Erin Vore was cited for going 72 in a 60 zone two weekends ago in Mount Orab, Ohio. This was her first citation for speeding, bringing the total number of citations between Erin and Ben to six. Herewith are the various strategies employed by the Vores when the cop asks for license and registration.
METHOD #1: HONESTY.
This was the method Erin employed in Mount Orab. “We had you clocked at seventy-two, m’am,” the officer said. “Do you know what your speedometer had you going?” “Probably seventy-two,” Erin said. “Where are you coming from?” Yes! Erin could say we were returning from College Summit and explain how we volunteered our time helping kids get into college without appearing to go for the sympathy vote. What good fortune! “Well, I’m going to have to cite you for speeding,” the officer said in response. The injustice! Cruel, cruel fate! Plus we had pulled over right in front of skunk roadkill, adding insult to injury.
Verdict: A virtuous, but failed, strategy.
METHOD #2: COMPLETE INCOMPETENCE.
Employed by Ben the first three times he was pulled over. “This is a 55 zone? Whoops, I thought it was 65!” “I’m not allowed to have a picture of Tony Danza taped to my rear window?* And I was going fifteen miles over the speed limit? Silly me!” “I was going how fast, officer? Man, I am completely and totally incompetent! I didn’t even dress myself this morning! I can’t see how giving me a ticket would make my sorry predicament any worse than it already is!”
Verdict: Failure, failure, failure.
METHOD #3: CRY.
Employed by Erin the only other time she was pulled over.
Verdict: Success. No ticket.
METHOD #4: HONESTY, EVEN WHEN IT SOUNDS LIKE AN OUTRIGHT LIE.
Ben was speeding home without his license when a cop pulled him over in Nashville. “Officer, I’m sorry I was speeding,” Ben said, “but a CD tower just fell on my wife’s head and she may have had a concussion.” “You don’t even have your license on you?” the cop asked. “I left it at work. She called, and I got straight into my car.” The officer looked off into the distance for a second. How many cockamamie stories had this man heard through the years, and which ones had actually been true? “Please be careful,” he said, and tapped the roof of Ben’s car twice.
Verdict: No ticket! Or concussion! But a nasty bruise.

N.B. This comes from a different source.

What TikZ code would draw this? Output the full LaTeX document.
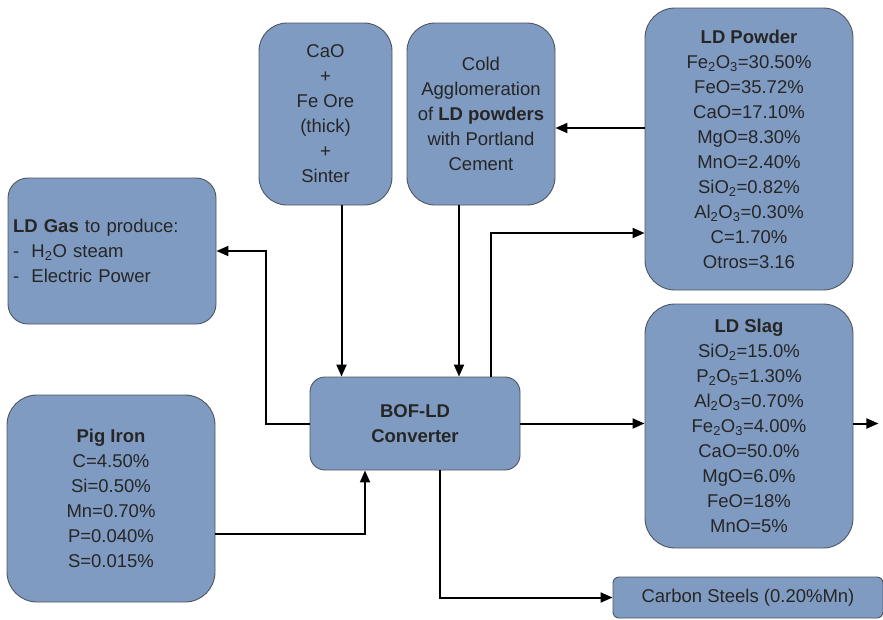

METHOD #5: AMPLIFY YOUR SOBERNESS.
This was the method Ben used when he was the designated driver for a college outing to Cleveland. The men of 113 Bexley had seen the Cavs play earlier in the evening before enjoying a libation-intensive outing in the Flats. When the cop pulled Ben over at four a.m. in Fredericktown, Ohio, Ben had the good fortune of stopping right in front of a “Speed Limit: 35” sign, which was the speed he had been driving in a 25 zone. This, coupled with the fact Ben could explain that although the Cavs had won they had still been mathematically eliminated from the NBA playoffs, saved the day.
Verdict: A success, so long as you tell your drunken friends they are to remain absolutely silent and let you do the talking.
METHOD #6: SILENT, BRUTAL JUDGMENT.
When Ben was pulled over the morning of December 26, 2005, for going 77 in a 65 outside Louisville, he took the high road. Clearly the officer knew it was the morning after Christmas. He could probably tell that Ben, alone, was saddened to be returning to Nashville so early because he was due to work, and surely the officer knew that, in retail, the day after Christmas is the most depressing day of the year. The returns, the deflated ho ho hos, the absence of cheer that had lubricated tense employee-customer transactions just thirty-six hours ago. The officer must know all of this. He has a soul too, right? Wrong. He writes the ticket. Still — still! — Ben takes the high road. No complaint. No appeal to their shared humanity. What these two men understand is cold, hard rationality. You don’t need to do this, Ben’s taut jaw is saying. I’m not going to beg. You know where I’ve been. You’ve been there too. Twelve hours ago we were both sitting hearthside with our loved ones, sharing a drink and a laugh while Christmas Story played on endless repeat on TNT. But that doesn’t need to be said. It’s understood between us, you and I. We get each other. The officer tears off the ticket. Oh, really? You’re still going to do this? Fine. I am going to murder you in my head right now. I mean, I am pulverizing you with my fists. Can you feel that? CAN YOU FEEL IT?? The officer walks away. Ben looks at the ticket. He thinks to himself, I should have begged.
Verdict: Total, absolute failure, and an endangerment to Ben’s immortal soul.
* This is another story for another post.